Adding system calls, while great for research, is not something which is done lightly in the published kernel. If we're going to implement a user interface beyond simply interpreting existing priorities more precisely, it would be nice if this was part of a framework with a broader vision, such as a scheduler economy.
Scheduling Algorithm:
The scheduler keeps a set data structures, called Trio groups, to maintain the weight or reservation of each thread group (including one or more threads) and the local weight of each member thread. When scheduling a thread, it consults these data structures and computes (in constant time) a system-wide weight for the thread that represents an equivalent CPU share. Consequently, the scheduling algorithm, DWRR, operates solely based on the system-wide weight (or weight for short, hereafter) of each thread. Having a flat space of system-wide weights for individual threads avoids performing seperate scheduling at each level of the group hierarchy and thus greatly simplies the implementation for group scheduling.

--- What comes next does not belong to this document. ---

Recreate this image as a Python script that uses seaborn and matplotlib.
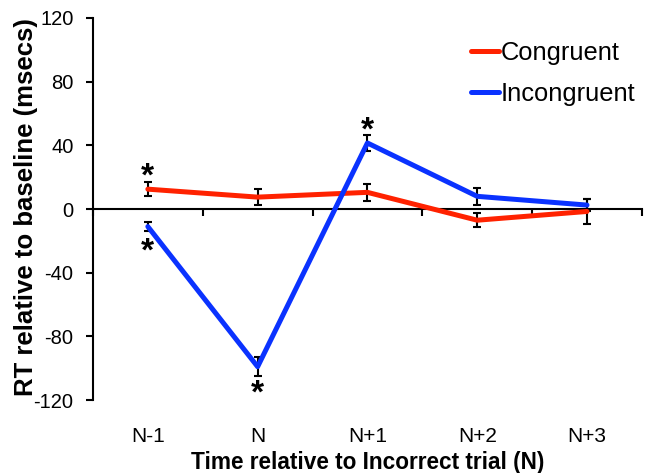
import matplotlib

matplotlib.use("Agg")

import matplotlib.pyplot as plt
import numpy as np
import pandas as pd
import seaborn as sns

conditions = ["N-1", "N", "N+1", "N+2", "N+3"]
congruent = [12.5, 7.5, 10.5, -7, -1.5]
congruent_err = [4.5, 5, 5.5, 4.5, 8]
incongruent = [-11, -99, 41.5, 8, 2.5]
incongruent_err = [3, 6, 5, 5.5, 4]

# asterisks: (condition index, y position)
star_idx = [0, 0, 1, 2]
star_y = [20, -27, -116, 49]

series_names = ["Congruent", "Incongruent"]
colors = {"Congruent": "#ff2200", "Incongruent": "#0a32ff"}

pos = np.arange(len(conditions))
df = pd.DataFrame({
    "pos": np.concatenate([pos, pos]),
    "rt": congruent + incongruent,
    "err": congruent_err + incongruent_err,
    "cond": ["Congruent"] * len(pos) + ["Incongruent"] * len(pos),
})

sns.set_style("white")
plt.rcParams["font.family"] = ["Liberation Sans", "DejaVu Sans"]
plt.rcParams["axes.unicode_minus"] = False
plt.rcParams["text.color"] = "black"
plt.rcParams["axes.labelcolor"] = "black"
plt.rcParams["xtick.color"] = "black"
plt.rcParams["ytick.color"] = "black"

fig = plt.figure(figsize=(6.5, 4.73), dpi=100)
ax = fig.add_axes([0.143, 0.154, 0.8445, 0.808])

for name in series_names:
    sub = df[df["cond"] == name]
    ax.errorbar(sub["pos"], sub["rt"], yerr=sub["err"], fmt="none",
                ecolor="black", elinewidth=1.5, capsize=3, capthick=1.5, zorder=2)

sns.lineplot(data=df, x="pos", y="rt", hue="cond", hue_order=series_names,
             palette=colors, linewidth=3.6, ax=ax, zorder=3)

for i, y in zip(star_idx, star_y):
    ax.text(pos[i], y, "*", ha="center", va="center", fontsize=24, fontweight="bold")

ax.set_xlim(-0.5, len(conditions) - 0.5)
ax.set_ylim(-120, 120)
ax.set_yticks([-120, -80, -40, 0, 40, 80, 120])
ax.set_xticks(np.arange(len(conditions) + 1) - 0.5)
ax.set_xticklabels([])
ax.spines["bottom"].set_position(("data", 0))
ax.spines["top"].set_visible(False)
ax.spines["right"].set_visible(False)
for s in ["left", "bottom"]:
    ax.spines[s].set_color("black")
    ax.spines[s].set_linewidth(1.5)
ax.tick_params(axis="both", direction="out", length=5, width=1.5, color="black",
               bottom=True, left=True)
ax.tick_params(axis="y", labelsize=14.5, pad=9)

for i, c in enumerate(conditions):
    ax.text(pos[i], -0.094, c, transform=ax.get_xaxis_transform(),
            ha="center", va="center", fontsize=15)

ax.set_xlabel("")
ax.set_ylabel("RT relative to baseline (msecs)", fontsize=18.5, fontweight="bold")
ax.yaxis.set_label_coords(-0.1, 0.504)
fig.text(0.566, 0.022, "Time relative to Incorrect trial (N)", ha="center", va="center",
         fontsize=16.3, fontweight="bold")

leg = ax.legend(loc="upper right", bbox_to_anchor=(1.03, 1.0), frameon=False,
                fontsize=18.4, handlelength=1.1, handletextpad=0.08, labelspacing=0.65)
for h in leg.get_lines():
    h.set_linewidth(3.6)

fig.savefig("out.png", dpi=100)
plt.close(fig)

Implementing a flat weight space efficiently is nontrivial. I'm curious to see how you reworked the original patch without global locking.

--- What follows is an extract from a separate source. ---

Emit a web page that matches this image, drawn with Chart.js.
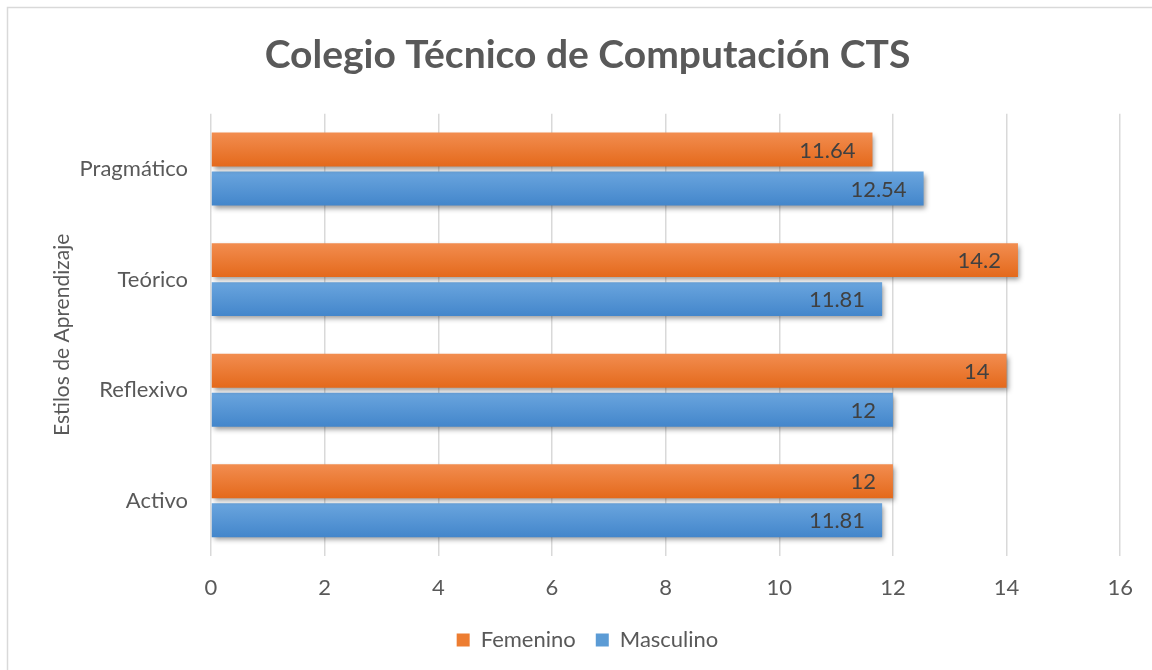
<!DOCTYPE html>
<html>
<head>
<meta charset="utf-8">
<script src="https://cdn.jsdelivr.net/npm/chart.js@4"></script>
<style>
  html, body { margin: 0; padding: 0; background: #fff; }
  #wrap { position: relative; width: 1152px; height: 670px; }
</style>
</head>
<body>
<div id="wrap"><canvas id="estilos"></canvas></div>
<script>
// categories and values
const estilos = ['Pragmático', 'Teórico', 'Reflexivo', 'Activo']
const femenino = [11.64, 14.2, 14, 12]
const masculino = [12.54, 11.81, 12, 11.81]
const xTicks = [0, 2, 4, 6, 8, 10, 12, 14, 16]

const grey = '#595959'
const fontFam = 'Lato, "Open Sans", sans-serif'

// outer border of the chart area (right and bottom edges run off the page)
const frame = {
    id: 'frame',
    beforeDraw(chart) {
        const ctx = chart.ctx
        ctx.save()
        ctx.strokeStyle = '#d9d9d9'
        ctx.lineWidth = 1.5
        ctx.strokeRect(7.5, 7.5, chart.width + 10, chart.height + 10)
        ctx.restore()
    }
}

// gradient fill + drop shadow, like the office look
const shade = {
    id: 'shade',
    beforeDatasetsDraw(chart) {
        const ctx = chart.ctx
        const cols = [['#f28d50', '#e4691b'], ['#6aa5de', '#4386cb']]
        chart.data.datasets.forEach((ds, i) => {
            chart.getDatasetMeta(i).data.forEach(bar => {
                const top = bar.y - bar.height / 2
                const g = ctx.createLinearGradient(0, top, 0, top + bar.height)
                g.addColorStop(0, cols[i][0])
                g.addColorStop(1, cols[i][1])
                bar.options = Object.assign({}, bar.options, { backgroundColor: g })
            })
        })
        ctx.save()
        ctx.shadowColor = 'rgba(0,0,0,0.4)'
        ctx.shadowBlur = 5
        ctx.shadowOffsetX = 2
        ctx.shadowOffsetY = 3
    },
    afterDatasetsDraw(chart) {
        const ctx = chart.ctx
        ctx.restore()
        // value labels inside the end of each bar
        ctx.save()
        ctx.font = '22px ' + fontFam
        ctx.fillStyle = '#404040'
        ctx.textAlign = 'right'
        ctx.textBaseline = 'middle'
        chart.data.datasets.forEach((ds, i) => {
            chart.getDatasetMeta(i).data.forEach((bar, j) => {
                ctx.fillText(String(ds.data[j]), bar.x - 17, bar.y + 1)
            })
        })
        ctx.restore()
    }
}

const data_e = {
    labels: estilos,
    datasets: [{
        label: 'Femenino',
        backgroundColor: '#ed7d31',
        data: femenino,
    }, {
        label: 'Masculino',
        backgroundColor: '#5b9bd5',
        data: masculino,
    }]
}

const config_e = {
    type: 'bar',
    data: data_e,
    options: {
        indexAxis: 'y',
        responsive: true,
        maintainAspectRatio: false,
        animation: false,
        categoryPercentage: 0.706,
        barPercentage: 0.87,
        layout: { padding: { top: 20, left: 50, right: 27, bottom: 9 } },
        plugins: {
            title: {
                display: true,
                text: 'Colegio Técnico de Computación CTS',
                color: grey,
                font: { family: fontFam, size: 39, weight: 'bold' },
                padding: { top: 12, bottom: 35 }
            },
            legend: {
                position: 'bottom',
                labels: {
                    boxWidth: 13, boxHeight: 13,
                    color: grey,
                    font: { family: fontFam, size: 22 },
                    padding: 20
                }
            },
            tooltip: { enabled: false }
        },
        scales: {
            x: {
                min: 0, max: 16,
                afterBuildTicks(scale) {
                    scale.ticks = xTicks.map(v => ({ value: v }))
                },
                afterFit(scale) { scale.height = 53 },
                grid: { color: '#d9d9d9', lineWidth: 1.5, drawTicks: false },
                border: { display: false },
                ticks: { color: grey, font: { family: fontFam, size: 22 }, padding: 19 }
            },
            y: {
                grid: { display: false },
                border: { display: false },
                afterFit(scale) { scale.width = 161 },
                ticks: { color: grey, font: { family: fontFam, size: 22 }, padding: 15 },
                title: {
                    display: true,
                    text: 'Estilos de Aprendizaje',
                    color: grey,
                    font: { family: fontFam, size: 21 },
                    padding: 0
                }
            }
        }
    },
    plugins: [frame, shade]
}

const myChart_e = new Chart(document.getElementById('estilos'), config_e)
</script>
</body>
</html>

I had a feeling this patch was originally designed for the O(1) scheduler, and this is why. The old scheduler had expired arrays, so adding a round-expired array wasn't a radical departure from the design. CFS does not have an expired rbtree, so adding one *is* a radical departure from the design. I think we can implement DWRR or something very similar without using this implementation method. Since we've already got a tree of queued tasks, it might be easiest to basically break off one subtree (usually just one task, but not necessarily) and migrate it to a less loaded tree whenever we can reduce the difference between the load on the two trees by at least half. This would prevent both overcorrection and undercorrection.

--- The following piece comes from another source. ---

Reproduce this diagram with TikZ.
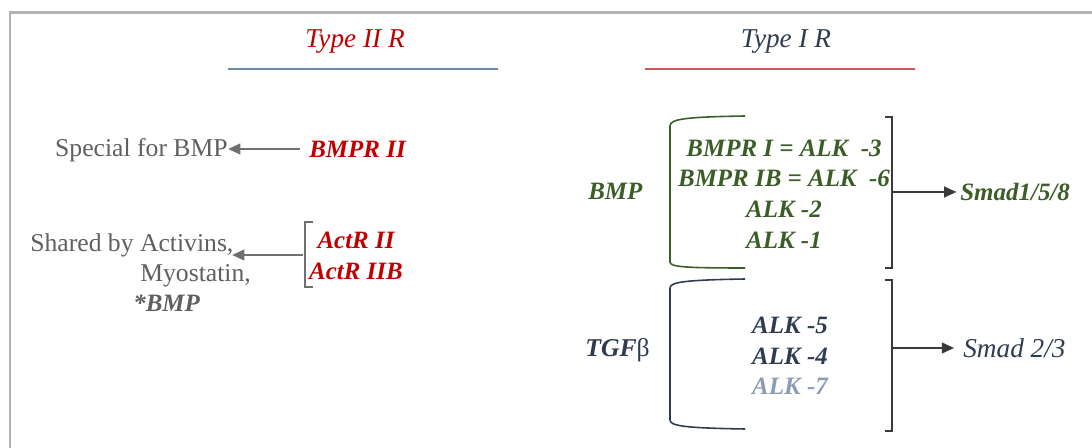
\documentclass[tikz,border=0pt]{standalone}
\usepackage{fontspec}
\setmainfont{Liberation Serif}
\usetikzlibrary{arrows.meta}
\definecolor{frameGray}{HTML}{B3B3B3}
\definecolor{typeRed}{HTML}{C00000}
\definecolor{lineBlue}{HTML}{6B8AA3}
\definecolor{lineRed}{HTML}{D0575A}
\definecolor{textGray}{HTML}{5F5F5F}
\definecolor{arrowGray}{HTML}{707070}
\definecolor{bmpGreen}{HTML}{3B5D27}
\definecolor{slateDark}{HTML}{2F3B4F}
\definecolor{slateLight}{HTML}{8A9BB5}
\definecolor{arrowDark}{HTML}{3A3A3A}

\begin{document}
\begin{tikzpicture}[x=0.02cm, y=-0.02cm,
  txt/.style={inner sep=0pt, font=\rmfamily\fontsize{14.6}{17.4}\selectfont},
  rec/.style={txt, font=\rmfamily\fontsize{14.2}{17.4}\selectfont\bfseries\itshape},
  head/.style={inner sep=0pt, font=\rmfamily\fontsize{15.5}{18}\selectfont\itshape},
  grayarr/.style={arrowGray, line width=1.4pt, -{Triangle[length=7pt,width=6pt]}},
  darkarr/.style={arrowDark, line width=1.2pt, -{Triangle[length=7pt,width=6pt]}},
  brack/.style={line width=0.9pt}]
 	\useasboundingbox (0,0) rectangle (1092,448);
 	% frame
 	\draw[frameGray, line width=1.7pt] (10,448) -- (10,13) -- (1092,13);
 	% headers
 	\node[head, typeRed] (t2) at (355,42) {Type II R};
 	\node[head, slateDark] (t1) at (786,42) {Type I R};
 	\draw[lineBlue, line width=1.3pt] (228,69) -- (498,69);
 	\draw[lineRed, line width=1.3pt] (645,69) -- (915,69);
	% type II receptors
 	\node[rec, typeRed, anchor=west] (bmpr2) at (309,149) {BMPR II};
 	\node[txt, textGray, anchor=east] (special) at (228,150) {Special for BMP};
 	\draw[grayarr] ([xshift=-5pt]bmpr2.west) -- (bmpr2.west -| special.east);
 	\node[rec, typeRed, align=center] (actr) at (356,256) {ActR II\\ActR IIB};
 	\draw[arrowGray, brack] (313,222) -- (305,222) -- (305,287) -- (313,287);
 	\coordinate (actbr) at (303,255);
 	\node[txt, textGray, anchor=west] (shared) at (30,245) {Shared by Activins,};
 	\node[txt, textGray, anchor=west] (myo) at (140,276) {Myostatin,};
 	\node[rec, textGray, anchor=west] (starbmp) at (133,303) {*BMP};
 	\draw[grayarr, shorten >=-1pt] (actbr) -- (actbr -| shared.east);
	% type I receptors, BMP
 	\node[rec, bmpGreen, anchor=west] (bmp) at (588,191) {BMP};
 	\node[rec, bmpGreen, align=center] (bmpset) at (784,194)
 	  {BMPR I = ALK\ \ -3\\BMPR IB = ALK\ \ -6\\ALK -2\\ALK -1};
 	\draw[bmpGreen, brack] (745,116) .. controls (685,117) and (670,119) .. (670,126)
 	  -- (670,262) .. controls (670,267) and (685,268) .. (745,268);
 	\draw[arrowDark, brack] (885,117) -- (892,117) -- (892,268) -- (885,268);
 	\coordinate (bmpbr) at (892,192);
 	\node[rec, bmpGreen, anchor=west] (smad158) at (960,192) {Smad1/5/8};
 	\draw[darkarr, shorten >=2pt] (bmpbr) -- (smad158.west);
	% type I receptors, TGF beta
 	\node[txt, slateDark, anchor=west] (tgf) at (585,350) {\textbf{\textit{TGF}}β};
 	\node[rec, slateDark, align=center] (tgfset) at (790,356)
 	  {ALK -5\\ALK -4\\\textcolor{slateLight}{ALK -7}};
 	\draw[slateDark, brack] (745,279) .. controls (685,280) and (670,282) .. (670,288)
 	  -- (670,420) .. controls (670,426) and (685,428) .. (745,429);
 	\draw[arrowDark, brack] (885,280) -- (892,280) -- (892,431) -- (885,431);
 	\coordinate (tgfbr) at (892,348);
 	\node[txt, slateDark, font=\rmfamily\fontsize{15.5}{17.4}\selectfont\itshape, anchor=west] (smad23) at (963,348) {Smad 2/3};
 	\draw[darkarr, shorten >=5pt] (tgfbr) -- (smad23.west);
\end{tikzpicture}
\end{document}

The idea of rounds was another implementation detail that bothered me. In the old scheduler, quantizing CPU time was a necessary evil. Now that we can account for CPU time with nanosecond resolution, doing things on an as-needed basis seems more appropriate, and should reduce the need for global synchronization.
In summary, I think the accounting is sound, but the enforcement is sub-optimal for the new scheduler. A revision of the algorithm more cognizant of the capabilities and design of the current scheduler would seem to be in order.
I've referenced many times my desire to account for CPU/memory hierarchy in these patches. At present, I'm not sure we have sufficient infrastructure in the kernel to automatically optimize for system topology, but I think whatever design we pursue should have some concept of this hierarchy, even if we end up using a depth-1 tree in the short term while we figure out how to optimize this.